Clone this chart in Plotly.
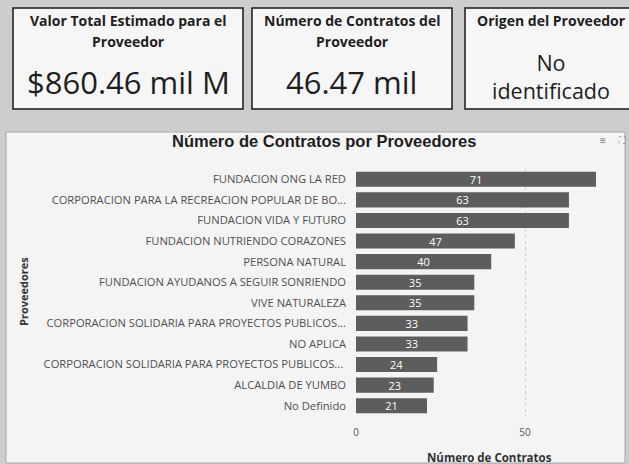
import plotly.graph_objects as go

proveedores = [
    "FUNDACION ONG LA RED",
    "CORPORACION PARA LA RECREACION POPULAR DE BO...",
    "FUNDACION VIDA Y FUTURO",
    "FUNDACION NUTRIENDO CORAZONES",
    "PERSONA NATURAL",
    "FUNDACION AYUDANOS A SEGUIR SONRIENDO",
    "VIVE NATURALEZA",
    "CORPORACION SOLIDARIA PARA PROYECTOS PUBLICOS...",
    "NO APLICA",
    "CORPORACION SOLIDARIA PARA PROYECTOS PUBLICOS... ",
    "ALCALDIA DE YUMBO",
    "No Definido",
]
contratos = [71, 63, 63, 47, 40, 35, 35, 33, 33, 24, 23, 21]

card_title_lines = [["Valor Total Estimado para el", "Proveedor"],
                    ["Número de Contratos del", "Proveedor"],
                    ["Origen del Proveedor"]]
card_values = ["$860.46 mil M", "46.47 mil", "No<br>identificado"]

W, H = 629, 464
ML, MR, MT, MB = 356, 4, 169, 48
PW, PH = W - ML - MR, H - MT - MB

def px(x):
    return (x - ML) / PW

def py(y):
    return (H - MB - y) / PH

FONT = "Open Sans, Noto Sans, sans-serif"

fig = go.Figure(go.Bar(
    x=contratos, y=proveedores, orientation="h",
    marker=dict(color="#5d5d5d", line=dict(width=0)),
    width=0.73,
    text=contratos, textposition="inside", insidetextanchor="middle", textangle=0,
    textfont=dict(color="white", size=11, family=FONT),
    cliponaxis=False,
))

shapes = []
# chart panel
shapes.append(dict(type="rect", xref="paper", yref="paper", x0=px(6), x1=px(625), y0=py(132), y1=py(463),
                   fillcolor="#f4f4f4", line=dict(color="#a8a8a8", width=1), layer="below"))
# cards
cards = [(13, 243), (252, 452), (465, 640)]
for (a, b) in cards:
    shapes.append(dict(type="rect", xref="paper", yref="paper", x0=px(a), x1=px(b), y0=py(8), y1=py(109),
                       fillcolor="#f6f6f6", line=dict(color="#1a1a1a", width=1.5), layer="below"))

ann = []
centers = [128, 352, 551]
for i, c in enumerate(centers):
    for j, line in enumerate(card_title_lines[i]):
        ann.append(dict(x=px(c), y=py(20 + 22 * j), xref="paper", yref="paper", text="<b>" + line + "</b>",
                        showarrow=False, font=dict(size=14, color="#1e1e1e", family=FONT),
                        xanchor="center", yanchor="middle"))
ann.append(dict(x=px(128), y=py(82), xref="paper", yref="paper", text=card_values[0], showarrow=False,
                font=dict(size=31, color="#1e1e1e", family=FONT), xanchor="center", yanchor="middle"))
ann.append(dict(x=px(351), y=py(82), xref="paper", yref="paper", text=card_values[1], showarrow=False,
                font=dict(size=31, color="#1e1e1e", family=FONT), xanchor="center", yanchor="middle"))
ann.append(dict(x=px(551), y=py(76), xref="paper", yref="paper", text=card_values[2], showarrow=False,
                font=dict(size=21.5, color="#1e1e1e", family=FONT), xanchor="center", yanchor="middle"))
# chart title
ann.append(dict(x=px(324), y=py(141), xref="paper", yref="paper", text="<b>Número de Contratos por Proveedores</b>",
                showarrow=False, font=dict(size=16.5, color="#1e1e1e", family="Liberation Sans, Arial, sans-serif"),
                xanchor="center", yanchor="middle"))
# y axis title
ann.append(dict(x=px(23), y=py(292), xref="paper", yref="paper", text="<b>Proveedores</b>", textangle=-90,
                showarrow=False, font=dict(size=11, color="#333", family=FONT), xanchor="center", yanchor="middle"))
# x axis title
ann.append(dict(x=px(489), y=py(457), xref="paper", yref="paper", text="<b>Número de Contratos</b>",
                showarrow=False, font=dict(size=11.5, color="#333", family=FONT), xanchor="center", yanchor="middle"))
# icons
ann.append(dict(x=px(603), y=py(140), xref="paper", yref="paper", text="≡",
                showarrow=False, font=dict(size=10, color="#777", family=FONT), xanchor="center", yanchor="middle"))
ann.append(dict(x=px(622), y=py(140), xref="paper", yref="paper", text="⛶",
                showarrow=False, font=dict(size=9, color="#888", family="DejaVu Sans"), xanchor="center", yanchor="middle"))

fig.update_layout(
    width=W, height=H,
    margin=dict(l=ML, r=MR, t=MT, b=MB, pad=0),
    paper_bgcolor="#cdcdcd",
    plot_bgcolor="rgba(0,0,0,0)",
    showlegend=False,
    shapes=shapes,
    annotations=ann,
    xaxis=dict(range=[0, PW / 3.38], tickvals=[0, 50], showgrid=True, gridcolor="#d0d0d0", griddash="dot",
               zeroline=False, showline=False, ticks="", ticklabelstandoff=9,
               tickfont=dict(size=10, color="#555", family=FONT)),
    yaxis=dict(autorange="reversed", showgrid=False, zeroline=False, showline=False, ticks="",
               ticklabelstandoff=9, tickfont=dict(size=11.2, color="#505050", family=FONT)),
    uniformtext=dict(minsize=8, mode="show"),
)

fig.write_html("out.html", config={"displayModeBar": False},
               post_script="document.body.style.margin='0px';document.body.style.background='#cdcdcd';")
________
> [Task description]:
Copy every line above word for word and exclude the pictures.

> [Exercise response]:
Clone this chart in Plotly.
import plotly.graph_objects as go

proveedores = [
    "FUNDACION ONG LA RED",
    "CORPORACION PARA LA RECREACION POPULAR DE BO...",
    "FUNDACION VIDA Y FUTURO",
    "FUNDACION NUTRIENDO CORAZONES",
    "PERSONA NATURAL",
    "FUNDACION AYUDANOS A SEGUIR SONRIENDO",
    "VIVE NATURALEZA",
    "CORPORACION SOLIDARIA PARA PROYECTOS PUBLICOS...",
    "NO APLICA",
    "CORPORACION SOLIDARIA PARA PROYECTOS PUBLICOS... ",
    "ALCALDIA DE YUMBO",
    "No Definido",
]
contratos = [71, 63, 63, 47, 40, 35, 35, 33, 33, 24, 23, 21]

card_title_lines = [["Valor Total Estimado para el", "Proveedor"],
                    ["Número de Contratos del", "Proveedor"],
                    ["Origen del Proveedor"]]
card_values = ["$860.46 mil M", "46.47 mil", "No<br>identificado"]

W, H = 629, 464
ML, MR, MT, MB = 356, 4, 169, 48
PW, PH = W - ML - MR, H - MT - MB

def px(x):
    return (x - ML) / PW

def py(y):
    return (H - MB - y) / PH

FONT = "Open Sans, Noto Sans, sans-serif"

fig = go.Figure(go.Bar(
    x=contratos, y=proveedores, orientation="h",
    marker=dict(color="#5d5d5d", line=dict(width=0)),
    width=0.73,
    text=contratos, textposition="inside", insidetextanchor="middle", textangle=0,
    textfont=dict(color="white", size=11, family=FONT),
    cliponaxis=False,
))

shapes = []
# chart panel
shapes.append(dict(type="rect", xref="paper", yref="paper", x0=px(6), x1=px(625), y0=py(132), y1=py(463),
                   fillcolor="#f4f4f4", line=dict(color="#a8a8a8", width=1), layer="below"))
# cards
cards = [(13, 243), (252, 452), (465, 640)]
for (a, b) in cards:
    shapes.append(dict(type="rect", xref="paper", yref="paper", x0=px(a), x1=px(b), y0=py(8), y1=py(109),
                       fillcolor="#f6f6f6", line=dict(color="#1a1a1a", width=1.5), layer="below"))

ann = []
centers = [128, 352, 551]
for i, c in enumerate(centers):
    for j, line in enumerate(card_title_lines[i]):
        ann.append(dict(x=px(c), y=py(20 + 22 * j), xref="paper", yref="paper", text="<b>" + line + "</b>",
                        showarrow=False, font=dict(size=14, color="#1e1e1e", family=FONT),
                        xanchor="center", yanchor="middle"))
ann.append(dict(x=px(128), y=py(82), xref="paper", yref="paper", text=card_values[0], showarrow=False,
                font=dict(size=31, color="#1e1e1e", family=FONT), xanchor="center", yanchor="middle"))
ann.append(dict(x=px(351), y=py(82), xref="paper", yref="paper", text=card_values[1], showarrow=False,
                font=dict(size=31, color="#1e1e1e", family=FONT), xanchor="center", yanchor="middle"))
ann.append(dict(x=px(551), y=py(76), xref="paper", yref="paper", text=card_values[2], showarrow=False,
                font=dict(size=21.5, color="#1e1e1e", family=FONT), xanchor="center", yanchor="middle"))
# chart title
ann.append(dict(x=px(324), y=py(141), xref="paper", yref="paper", text="<b>Número de Contratos por Proveedores</b>",
                showarrow=False, font=dict(size=16.5, color="#1e1e1e", family="Liberation Sans, Arial, sans-serif"),
                xanchor="center", yanchor="middle"))
# y axis title
ann.append(dict(x=px(23), y=py(292), xref="paper", yref="paper", text="<b>Proveedores</b>", textangle=-90,
                showarrow=False, font=dict(size=11, color="#333", family=FONT), xanchor="center", yanchor="middle"))
# x axis title
ann.append(dict(x=px(489), y=py(457), xref="paper", yref="paper", text="<b>Número de Contratos</b>",
                showarrow=False, font=dict(size=11.5, color="#333", family=FONT), xanchor="center", yanchor="middle"))
# icons
ann.append(dict(x=px(603), y=py(140), xref="paper", yref="paper", text="≡",
                showarrow=False, font=dict(size=10, color="#777", family=FONT), xanchor="center", yanchor="middle"))
ann.append(dict(x=px(622), y=py(140), xref="paper", yref="paper", text="⛶",
                showarrow=False, font=dict(size=9, color="#888", family="DejaVu Sans"), xanchor="center", yanchor="middle"))

fig.update_layout(
    width=W, height=H,
    margin=dict(l=ML, r=MR, t=MT, b=MB, pad=0),
    paper_bgcolor="#cdcdcd",
    plot_bgcolor="rgba(0,0,0,0)",
    showlegend=False,
    shapes=shapes,
    annotations=ann,
    xaxis=dict(range=[0, PW / 3.38], tickvals=[0, 50], showgrid=True, gridcolor="#d0d0d0", griddash="dot",
               zeroline=False, showline=False, ticks="", ticklabelstandoff=9,
               tickfont=dict(size=10, color="#555", family=FONT)),
    yaxis=dict(autorange="reversed", showgrid=False, zeroline=False, showline=False, ticks="",
               ticklabelstandoff=9, tickfont=dict(size=11.2, color="#505050", family=FONT)),
    uniformtext=dict(minsize=8, mode="show"),
)

fig.write_html("out.html", config={"displayModeBar": False},
               post_script="document.body.style.margin='0px';document.body.style.background='#cdcdcd';")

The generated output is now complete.